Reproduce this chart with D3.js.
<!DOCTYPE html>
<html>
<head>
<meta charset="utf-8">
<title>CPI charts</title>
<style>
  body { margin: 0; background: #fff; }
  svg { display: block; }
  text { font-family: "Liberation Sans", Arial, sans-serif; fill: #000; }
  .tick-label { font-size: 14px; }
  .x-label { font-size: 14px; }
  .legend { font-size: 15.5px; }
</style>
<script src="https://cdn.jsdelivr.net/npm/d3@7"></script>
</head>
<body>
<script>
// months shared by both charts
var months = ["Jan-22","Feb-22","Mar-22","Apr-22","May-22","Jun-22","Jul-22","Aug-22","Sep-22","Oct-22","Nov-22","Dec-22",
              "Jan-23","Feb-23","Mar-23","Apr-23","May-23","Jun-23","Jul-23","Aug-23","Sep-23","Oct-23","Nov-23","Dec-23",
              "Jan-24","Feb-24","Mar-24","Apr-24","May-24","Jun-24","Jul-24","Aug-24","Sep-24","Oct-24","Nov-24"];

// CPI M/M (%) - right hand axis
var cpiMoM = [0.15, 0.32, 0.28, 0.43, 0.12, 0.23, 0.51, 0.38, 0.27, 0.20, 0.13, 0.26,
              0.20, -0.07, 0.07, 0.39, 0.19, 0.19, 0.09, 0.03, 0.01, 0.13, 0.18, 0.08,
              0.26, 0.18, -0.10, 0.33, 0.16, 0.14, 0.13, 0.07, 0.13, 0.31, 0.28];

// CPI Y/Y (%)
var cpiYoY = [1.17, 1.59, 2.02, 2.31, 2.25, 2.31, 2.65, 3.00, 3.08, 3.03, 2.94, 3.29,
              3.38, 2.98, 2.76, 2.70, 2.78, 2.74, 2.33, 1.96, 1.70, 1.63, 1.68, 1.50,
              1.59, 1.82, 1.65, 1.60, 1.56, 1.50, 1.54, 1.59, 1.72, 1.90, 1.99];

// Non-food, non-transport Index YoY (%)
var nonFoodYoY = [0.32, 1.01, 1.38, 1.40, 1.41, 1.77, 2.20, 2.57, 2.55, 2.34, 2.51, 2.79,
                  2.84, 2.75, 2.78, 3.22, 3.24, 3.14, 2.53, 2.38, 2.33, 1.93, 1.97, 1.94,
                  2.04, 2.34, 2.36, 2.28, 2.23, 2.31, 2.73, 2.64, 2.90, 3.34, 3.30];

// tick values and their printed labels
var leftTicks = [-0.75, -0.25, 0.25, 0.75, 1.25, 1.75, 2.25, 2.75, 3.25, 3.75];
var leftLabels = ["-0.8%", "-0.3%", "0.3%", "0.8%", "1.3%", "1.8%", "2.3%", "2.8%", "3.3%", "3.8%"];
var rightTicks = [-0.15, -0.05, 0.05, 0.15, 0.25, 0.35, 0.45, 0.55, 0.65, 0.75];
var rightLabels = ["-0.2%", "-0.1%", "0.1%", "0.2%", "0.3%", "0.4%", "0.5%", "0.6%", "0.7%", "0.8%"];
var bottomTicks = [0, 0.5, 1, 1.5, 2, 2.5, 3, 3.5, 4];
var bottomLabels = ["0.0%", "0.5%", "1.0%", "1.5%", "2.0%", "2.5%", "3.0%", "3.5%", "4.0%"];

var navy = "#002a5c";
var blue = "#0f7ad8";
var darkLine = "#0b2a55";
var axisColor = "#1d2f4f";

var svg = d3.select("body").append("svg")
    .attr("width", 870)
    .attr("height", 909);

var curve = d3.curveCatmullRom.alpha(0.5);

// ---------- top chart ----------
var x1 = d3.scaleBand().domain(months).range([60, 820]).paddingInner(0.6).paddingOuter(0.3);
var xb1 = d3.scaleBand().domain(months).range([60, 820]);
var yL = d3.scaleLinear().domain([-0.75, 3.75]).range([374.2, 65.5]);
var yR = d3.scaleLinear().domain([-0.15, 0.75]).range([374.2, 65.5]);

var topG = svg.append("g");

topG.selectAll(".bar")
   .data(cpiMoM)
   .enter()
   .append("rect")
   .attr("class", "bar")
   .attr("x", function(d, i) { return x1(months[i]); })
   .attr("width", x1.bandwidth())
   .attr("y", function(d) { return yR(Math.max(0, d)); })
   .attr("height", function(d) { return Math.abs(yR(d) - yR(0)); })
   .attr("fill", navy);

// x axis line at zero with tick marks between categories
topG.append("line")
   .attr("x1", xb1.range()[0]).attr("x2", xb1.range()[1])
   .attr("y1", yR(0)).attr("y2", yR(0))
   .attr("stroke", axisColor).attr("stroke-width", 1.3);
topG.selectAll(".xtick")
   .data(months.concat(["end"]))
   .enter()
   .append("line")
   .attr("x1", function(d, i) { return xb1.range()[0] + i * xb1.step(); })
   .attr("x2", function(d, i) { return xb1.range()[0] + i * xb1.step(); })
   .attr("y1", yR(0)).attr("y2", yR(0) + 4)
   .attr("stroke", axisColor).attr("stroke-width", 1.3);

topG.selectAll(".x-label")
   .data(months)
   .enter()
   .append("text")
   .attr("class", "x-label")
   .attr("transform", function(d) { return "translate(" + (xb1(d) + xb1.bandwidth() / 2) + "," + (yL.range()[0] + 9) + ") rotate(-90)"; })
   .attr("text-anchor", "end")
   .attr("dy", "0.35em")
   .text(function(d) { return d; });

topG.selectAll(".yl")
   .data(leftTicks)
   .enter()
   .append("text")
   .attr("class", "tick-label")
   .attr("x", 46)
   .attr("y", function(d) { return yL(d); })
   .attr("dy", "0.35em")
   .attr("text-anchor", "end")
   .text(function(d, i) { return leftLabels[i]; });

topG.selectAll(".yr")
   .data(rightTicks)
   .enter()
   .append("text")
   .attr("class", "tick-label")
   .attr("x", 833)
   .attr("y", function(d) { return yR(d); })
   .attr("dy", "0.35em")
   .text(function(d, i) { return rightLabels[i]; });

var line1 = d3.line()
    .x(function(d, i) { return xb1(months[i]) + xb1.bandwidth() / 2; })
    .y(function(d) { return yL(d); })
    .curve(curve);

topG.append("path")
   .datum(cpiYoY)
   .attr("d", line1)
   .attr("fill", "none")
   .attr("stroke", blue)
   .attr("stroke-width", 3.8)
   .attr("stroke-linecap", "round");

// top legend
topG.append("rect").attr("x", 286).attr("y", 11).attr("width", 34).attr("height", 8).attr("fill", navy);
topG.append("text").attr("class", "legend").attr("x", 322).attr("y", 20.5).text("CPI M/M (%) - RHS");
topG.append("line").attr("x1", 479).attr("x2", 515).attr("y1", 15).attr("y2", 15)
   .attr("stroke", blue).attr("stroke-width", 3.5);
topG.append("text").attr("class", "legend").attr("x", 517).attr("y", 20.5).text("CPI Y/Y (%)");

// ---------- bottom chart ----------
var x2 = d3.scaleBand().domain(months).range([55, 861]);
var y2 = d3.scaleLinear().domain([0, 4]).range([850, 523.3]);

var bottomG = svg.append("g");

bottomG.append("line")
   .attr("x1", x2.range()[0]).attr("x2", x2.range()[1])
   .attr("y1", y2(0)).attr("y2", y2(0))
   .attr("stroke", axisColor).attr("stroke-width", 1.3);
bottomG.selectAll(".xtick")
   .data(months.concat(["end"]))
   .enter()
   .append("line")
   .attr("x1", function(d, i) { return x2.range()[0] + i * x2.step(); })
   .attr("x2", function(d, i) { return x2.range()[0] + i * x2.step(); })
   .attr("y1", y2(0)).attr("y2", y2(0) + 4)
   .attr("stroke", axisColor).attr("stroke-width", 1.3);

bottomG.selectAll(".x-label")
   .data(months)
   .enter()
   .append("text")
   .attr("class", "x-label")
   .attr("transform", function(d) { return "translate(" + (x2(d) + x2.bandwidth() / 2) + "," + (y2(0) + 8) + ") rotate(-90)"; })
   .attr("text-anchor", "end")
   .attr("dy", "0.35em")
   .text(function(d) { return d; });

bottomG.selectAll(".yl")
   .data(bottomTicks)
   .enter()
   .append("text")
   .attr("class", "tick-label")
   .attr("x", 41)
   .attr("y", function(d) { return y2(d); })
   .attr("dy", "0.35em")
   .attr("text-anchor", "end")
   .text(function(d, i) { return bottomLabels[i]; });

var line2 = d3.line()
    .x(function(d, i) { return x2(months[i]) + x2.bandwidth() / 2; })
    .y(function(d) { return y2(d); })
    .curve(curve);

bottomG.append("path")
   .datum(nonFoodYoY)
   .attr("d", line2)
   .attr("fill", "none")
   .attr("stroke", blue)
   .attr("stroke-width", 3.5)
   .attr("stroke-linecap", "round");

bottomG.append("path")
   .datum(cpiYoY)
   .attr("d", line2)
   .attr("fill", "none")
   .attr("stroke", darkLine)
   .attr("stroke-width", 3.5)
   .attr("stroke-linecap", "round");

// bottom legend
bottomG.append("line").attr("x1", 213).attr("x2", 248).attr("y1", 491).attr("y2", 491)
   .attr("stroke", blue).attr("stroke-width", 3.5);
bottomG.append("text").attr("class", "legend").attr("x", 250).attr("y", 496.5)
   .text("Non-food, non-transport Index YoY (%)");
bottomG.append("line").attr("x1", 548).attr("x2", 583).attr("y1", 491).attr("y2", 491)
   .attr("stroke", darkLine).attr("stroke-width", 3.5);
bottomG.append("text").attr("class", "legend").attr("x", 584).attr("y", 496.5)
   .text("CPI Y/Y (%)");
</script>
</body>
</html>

> **TASK PROMPT**
Which lines in the listing above hold the word "with"? Show each of them.

> **CORRECT RESULT**
Reproduce this chart with D3.js.
// x axis line at zero with tick marks between categories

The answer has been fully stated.